# C5 Fuel Rail Covers.....



## BlownGTO (Dec 9, 2005)

Sold through summitracing.com, anyone know if these will fit for sure on '04 GTO's? Sold in black and red, anyone tried these?

NAL-12561502 
NAL-12561503
NAL-12564257 
NAL-12564258


----------



## GTJimbO (Apr 28, 2006)

It's an LS1/LS2. Why wouldn't it fit?

Jim Miller


----------



## C5ORGTO (Dec 30, 2004)

Before you do that you might want to check out this thread. I took my fuel rail covers off. They clip onto the fuel line, and after awhile the rails will wear through the fuel line causing a fire. See link.
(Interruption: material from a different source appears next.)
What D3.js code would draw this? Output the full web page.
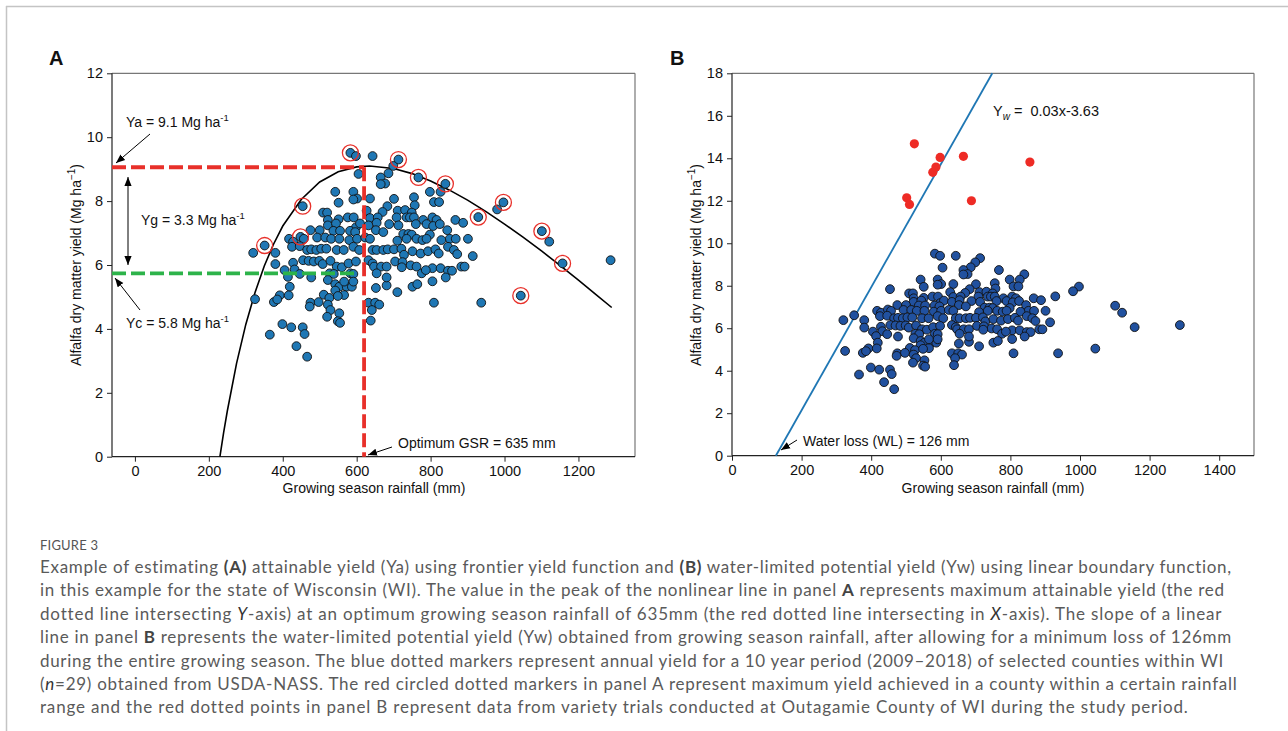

http://www.gtoforum.com/showthread.php?t=7640&highlight=fuel+rail+covers


----------



## Joey R (Mar 29, 2007)

C5ORGTO said:


> Before you do that you might want to check out this thread. I took my fuel rail covers off. They clip onto the fuel line, and after awhile the rails will wear through the fuel line causing a fire. See link.
> 
> 
> http://www.gtoforum.com/showthread.php?t=7640&highlight=fuel+rail+covers


Thanks for the heads up bro!


----------



## GTJimbO (Apr 28, 2006)

:agree 

thanks much! Fuel rail is fine on my '06, however in the process of inspecting I managed to break the "thumbs" off the clips that hold the FRC to the fuel rail. Rubber grommets look secure enough and I'll continue to watch the rub issue. 

If there's any hint of rub, the FRC's come off permanently.

Jim Miller
'06 M6 18" Phantom Black, tint, JHP gauge pack and Bluetooth.
Buncha Saabs in various states of modification....


----------